Leave out the pictures and set down exactly the lines from the start of the listing through the one with "const START_MONTH = 5", both included.

======

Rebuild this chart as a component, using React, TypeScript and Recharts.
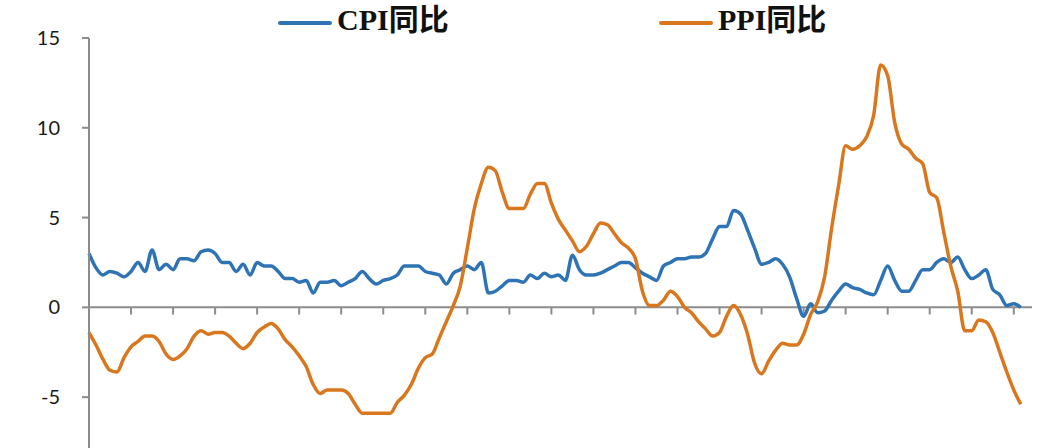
import { LineChart, Line, XAxis, YAxis, ReferenceLine, Legend } from 'recharts'

// China CPI / PPI, year-on-year %, monthly from 2012-05 to 2023-06
const START_YEAR = 2012
const START_MONTH = 5

const cpiYoY = [
  3.0, 2.2, 1.8, 2.0, 1.9, 1.7, 2.0, 2.5,
  2.0, 3.2, 2.1, 2.4, 2.1, 2.7, 2.7, 2.6, 3.1, 3.2, 3.0, 2.5,
  2.5, 2.0, 2.4, 1.8, 2.5, 2.3, 2.3, 2.0, 1.6, 1.6, 1.4, 1.5,
  0.8, 1.4, 1.4, 1.5, 1.2, 1.4, 1.6, 2.0, 1.6, 1.3, 1.5, 1.6,
  1.8, 2.3, 2.3, 2.3, 2.0, 1.9, 1.8, 1.3, 1.9, 2.1, 2.3, 2.1,
  2.5, 0.8, 0.9, 1.2, 1.5, 1.5, 1.4, 1.8, 1.6, 1.9, 1.7, 1.8,
  1.5, 2.9, 2.1, 1.8, 1.8, 1.9, 2.1, 2.3, 2.5, 2.5, 2.2, 1.9,
  1.7, 1.5, 2.3, 2.5, 2.7, 2.7, 2.8, 2.8, 3.0, 3.8, 4.5, 4.5,
  5.4, 5.2, 4.3, 3.3, 2.4, 2.5, 2.7, 2.4, 1.7, 0.5, -0.5, 0.2,
  -0.3, -0.2, 0.4, 0.9, 1.3, 1.1, 1.0, 0.8, 0.7, 1.5, 2.3, 1.5,
  0.9, 0.9, 1.5, 2.1, 2.1, 2.5, 2.7, 2.5, 2.8, 2.1, 1.6, 1.8,
  2.1, 1.0, 0.7, 0.1, 0.2, 0.0,
]

const ppiYoY = [
  -1.4, -2.1, -2.9, -3.5, -3.6, -2.8, -2.2, -1.9,
  -1.6, -1.6, -1.9, -2.6, -2.9, -2.7, -2.3, -1.6, -1.3, -1.5, -1.4, -1.4,
  -1.6, -2.0, -2.3, -2.0, -1.4, -1.1, -0.9, -1.2, -1.8, -2.2, -2.7, -3.3,
  -4.3, -4.8, -4.6, -4.6, -4.6, -4.8, -5.4, -5.9, -5.9, -5.9, -5.9, -5.9,
  -5.3, -4.9, -4.3, -3.4, -2.8, -2.6, -1.7, -0.8, 0.1, 1.2, 3.3, 5.5,
  6.9, 7.8, 7.6, 6.4, 5.5, 5.5, 5.5, 6.3, 6.9, 6.9, 5.8, 4.9,
  4.3, 3.7, 3.1, 3.4, 4.1, 4.7, 4.6, 4.1, 3.6, 3.3, 2.7, 0.9,
  0.1, 0.1, 0.4, 0.9, 0.6, 0.0, -0.3, -0.8, -1.2, -1.6, -1.4, -0.5,
  0.1, -0.4, -1.5, -3.1, -3.7, -3.0, -2.4, -2.0, -2.1, -2.1, -1.5, -0.4,
  0.3, 1.7, 4.4, 6.8, 9.0, 8.8, 9.0, 9.5, 10.7, 13.5, 12.9, 10.3,
  9.1, 8.8, 8.3, 8.0, 6.4, 6.1, 4.2, 2.3, 0.9, -1.3, -1.3, -0.7,
  -0.8, -1.4, -2.5, -3.6, -4.6, -5.4,
]

const yTicks = [-5, 0, 5, 10, 15]
// a tick mark every six months along the zero line
const xTicks = [6, 12, 18, 24, 30, 36, 42, 48, 54, 60, 66, 72, 78, 84, 90, 96, 102, 108, 114, 120, 126, 132]

const BLUE = '#2e74b5'
const ORANGE = '#d8771d'
const GRAY = '#8c8c8c'
const LEGEND_X = [278, 659]

const data = cpiYoY.map((cpi, i) => {
  const m = START_MONTH - 1 + i
  return {
    i,
    month: `${START_YEAR + Math.floor(m / 12)}-${String((m % 12) + 1).padStart(2, '0')}`,
    cpi,
    ppi: ppiYoY[i],
  }
})

function LegendRow({ payload }: { payload?: { value: string; color: string }[] }) {
  return (
    <div style={{ position: 'relative', height: 30 }}>
      {(payload ?? []).map((p, k) => (
        <div
          key={p.value}
          style={{ position: 'absolute', left: LEGEND_X[k], top: 0, height: 30, display: 'flex', alignItems: 'center' }}
        >
          <span style={{ width: 54, height: 4, background: p.color, borderRadius: 2, marginRight: 5 }} />
          <span
            style={{
              font: 'bold 30px "Liberation Serif", "Noto Sans CJK SC", serif',
              color: '#111',
              lineHeight: '30px',
              position: 'relative',
              top: -3,
            }}
          >
            {p.value}
          </span>
        </div>
      ))}
    </div>
  )
}

export default function App() {
  return (
    <div style={{ position: 'fixed', left: 0, top: 0, width: 1054, height: 448, overflow: 'hidden', background: '#fff' }}>
      <LineChart width={1054} height={451} data={data} margin={{ top: 8, right: 22, bottom: 0, left: 0 }}>
        <XAxis type="number" dataKey="i" domain={[0, 134.6]} hide />
        <YAxis
          width={89}
          domain={[-8, 15]}
          ticks={yTicks}
          interval={0}
          axisLine={{ stroke: GRAY, strokeWidth: 2 }}
          tickLine={{ stroke: GRAY, strokeWidth: 2 }}
          tickSize={7}
          tickMargin={22}
          tick={{ fill: '#1a1a1a', fontSize: 20, fontFamily: 'Lato, "Open Sans", sans-serif' }}
        />
        <Legend verticalAlign="top" content={<LegendRow />} wrapperStyle={{ left: 0, width: 1054 }} />
        <ReferenceLine y={0} stroke={GRAY} strokeWidth={2} />
        {xTicks.map((t) => (
          <ReferenceLine
            key={t}
            segment={[{ x: t, y: 0 }, { x: t, y: -0.4 }]}
            stroke={GRAY}
            strokeWidth={2}
          />
        ))}
        <Line
          type="monotone"
          dataKey="cpi"
          name="CPI同比"
          stroke={BLUE}
          strokeWidth={3.5}
          dot={false}
          isAnimationActive={false}
        />
        <Line
          type="monotone"
          dataKey="ppi"
          name="PPI同比"
          stroke={ORANGE}
          strokeWidth={3.5}
          dot={false}
          isAnimationActive={false}
        />
      </LineChart>
    </div>
  )
}
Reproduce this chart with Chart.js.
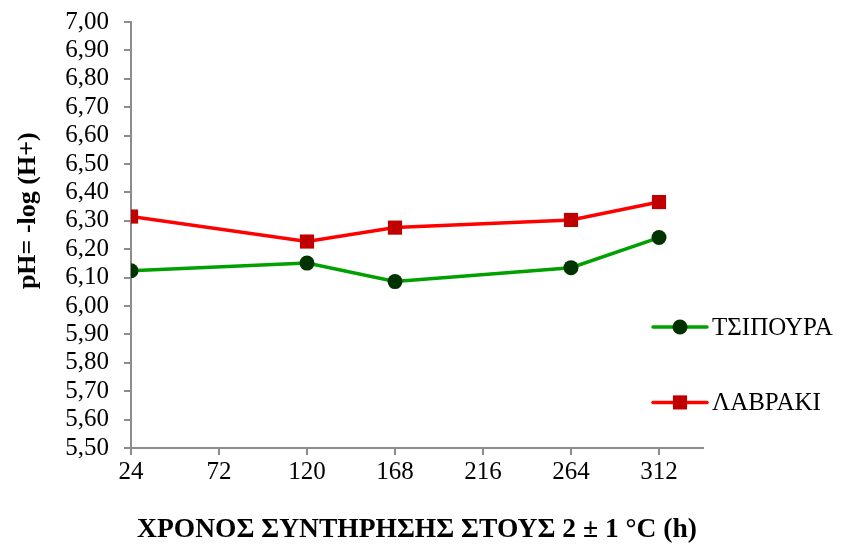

======

### Problem solution
Rebuild this chart as a component, using React, TypeScript and Recharts.
import { LineChart, Line, XAxis, YAxis, ReferenceLine, Legend } from 'recharts'

// China CPI / PPI, year-on-year %, monthly from 2012-05 to 2023-06
const START_YEAR = 2012
const START_MONTH = 5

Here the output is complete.